# Emotionally abusive



## GoingNowhere (Nov 13, 2011)

My husband seems to take his anger out on everyone but who I believe he is really angry at.

There were times I was on to him cheating, and when I tried to ask him if there were problems in our marriage, he verbally attacked me. Told me nothing was going on, it was all in my head and made me believe I was the only "problem" in our marriage.

Even after finding evidence, emails in black and white, charges to a hotel that I was not at, he tried to make me believe it was all a set up to prove I snooped!

A years worth of emails.. And craigslist postings.. A set up?!

I realize he's manipulated me, and just realized this is known as gas lighting.
I think its to the point where even he believes his lies..


But the one time I won't let it happen is when its directed to our two year old daughter. Now I realize that it may not be "gas lighting" with her, but I hiss taking his anger out on her and she suffers the same thing I suffered as a child. I could never "do right" by my father.

She began having more and more accidents. My husband and I were baffled. Until one day, she called for me.

We both got up and she said, "no! I don't want daddy, I want mommy!"

When got to her, I noticed she wet herself. She had her head down and whimpered... Not a cry, a whimper. I told her she did nothing wrong, that everyone has accidents.. I cleaned her up, reassured her again.. And all seemed well. It didn't hit me why she didn't want daddy then.

Tonight, H and I got into an argument. When our daughter asked for juice, he got up, angrily got her sippy, went to her room to give it to her and said to her, "if you wet the bed again, im not cleaning it up! youre sleeping in it!"

Just a child, she doesn't know why he is mad, doesn't know not to be frightened.

I was furious. I said, "she WILL NOT sleep in urine if she has an accident! An accident! She would get a rash, and its cold, she could get sick! No wonder she was scared for you to see she had an accident! She's just a child, she's only two!"

His response, "just because I said it doesn't mean.."

I cut him off.

"you can take your anger out on who ever the hell you want to, but I'll be damned if you take it out on our little girl!"

I walked away.
He walked away.

What I do with this information?
_Posted via Mobile Device_


----------



## GoingNowhere (Nov 13, 2011)

This is not a one time thing. I realize even the best of us get angry. But he claims I never talk to him, however when I do, he gets angry.

When he haas a problem, if I try to help, he gets angry. If I try to stay out of it, he claims I don't ever help him.
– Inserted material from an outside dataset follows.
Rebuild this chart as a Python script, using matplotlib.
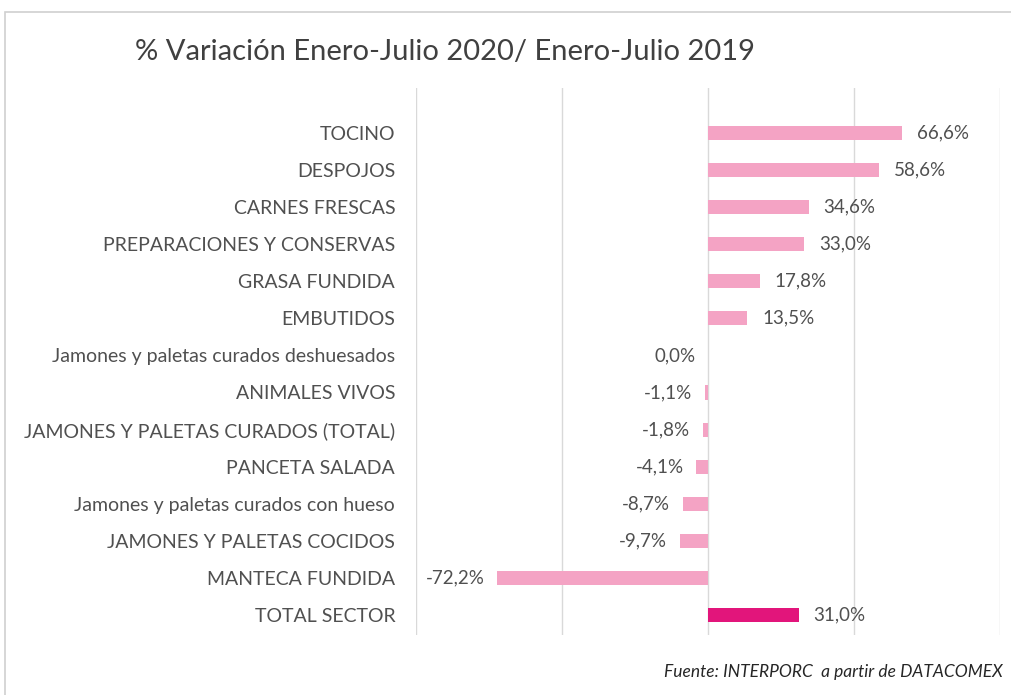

If I ask for his input on what restaurant to go to, he claims I'm indecisive, if I make a decision, he seems annoyed. I don't know right from wrong anymore, I'm walking on eggshells around him, I'm trapped and there's no "right" move I can make!
_Posted via Mobile Device_


----------



## GoingNowhere (Nov 13, 2011)

I guess the incident with my daughter makes me feel like there's only one option. Get out. But I know I would expect him to change and come running after us.

I feel selfish in the sense I know that i need to protect her.. But I am so afraid of losing him.
_Posted via Mobile Device_


----------



## Confused_and_bitter (Aug 6, 2011)

You did right in telling him that he should never take his anger out on an innocent child let alone his own daughter. I understand where you are coming from my H used to be the same way too. One thing I made sure I did was reassure my little one all the time and made sure that H didn't lash out at her anymore. I wish there was some magic phrase or words to tell your H so that his horrible behavior towards your little one would end but I don't. Whatever choice you make I hope it's the best one for you and your daughter.
_Posted via Mobile Device_


----------



## Cherry (Sep 23, 2009)

GoingNowhere said:


> I guess the incident with my daughter makes me feel like there's only one option. Get out. But I know I would expect him to change and come running after us.
> 
> I feel selfish in the sense I know that i need to protect her.. But I am so afraid of losing him.
> _Posted via Mobile Device_


Have you suggested parenting classes? His behavior towards your daughter is unacceptable. I struggled some with my H getting angry and taking it out on our kids. It's toned down a lot, but our issue has a lot to do with other things in our marriage as well. 

Your H's overall anger issue is one thing, it's another when he directs it at a child. A child who is learning, a child who should feel safe in her home and around her parents. She clearly doesn't feel safe around your H, from what you've posted. A child is suppose to be a child and wetting the bed is part of being a child and learning. Your H needs to learn to pick his battles with his child, and wetting the bed or wanting another sip of cuppy before bed is NOT something to get angry about, frustrated at times, sure, but at the end of the day I can guarantee your H will wish a sip of cuppy or wetting the bed is the only thing he has to concern himself with as your child grows up.

I think you need to not back down from this and get it through his thick skull that you will not stand there and let your H talk to your child like that... Tell him to pick on someone his own size!!! I can't stand it when my H yells at my babies for something so damn trivial. And I don't stop trying to get my thoughts and feeling across when he does it and I certainly let him know it angers me. There can be tension between us during that moment, but he isn't yelling at my kids  Just my thoughts on this.


----------



## Cogo123 (Jan 5, 2012)

I know how your daughter feels and how you feel.
My husband yells at my 10 yr old unncessarily. It is very frustrating because even if they do not mean what they say at the moment the child doesn't know that and feels like their world is crashing down around them. 
My husband has apologized to my son afterwards but its too late. The damage is done. 
I am glad your daughter has you to lean on and feel comfortable with.
My son is 10 and he hates his dad and wants me to leave him. Don't let it get to that point with your daughter. Tell your husband just what I said and see if he wants your daughter to resent him for the rest his of his life if he keeps going on the way he is!
_Posted via Mobile Device_


----------



## hehasmyheart (Mar 11, 2010)

You and I should probably realize the same thing...we'd probably be better off going it alone.

My kids have issues because of my husband's angry abusive tirades.

Some people truly have no hope, even if they say they'll change.


----------



## girl friday (Jan 14, 2012)

Go to Beverley Engel's web site. She has written some great books on emotionally abusive relationships. I have personally read the Dr Jeckyl and Mr Hyde Syndrome book. I can't recommend it enough. Very easy to read and it has some great action plans to put in place to help. 

It is not your fault that he is like this, read the book. it will help reinforce this and make a huge difference to the way you feel. There is hope but you have to educate yourself and make yourself strong.


----------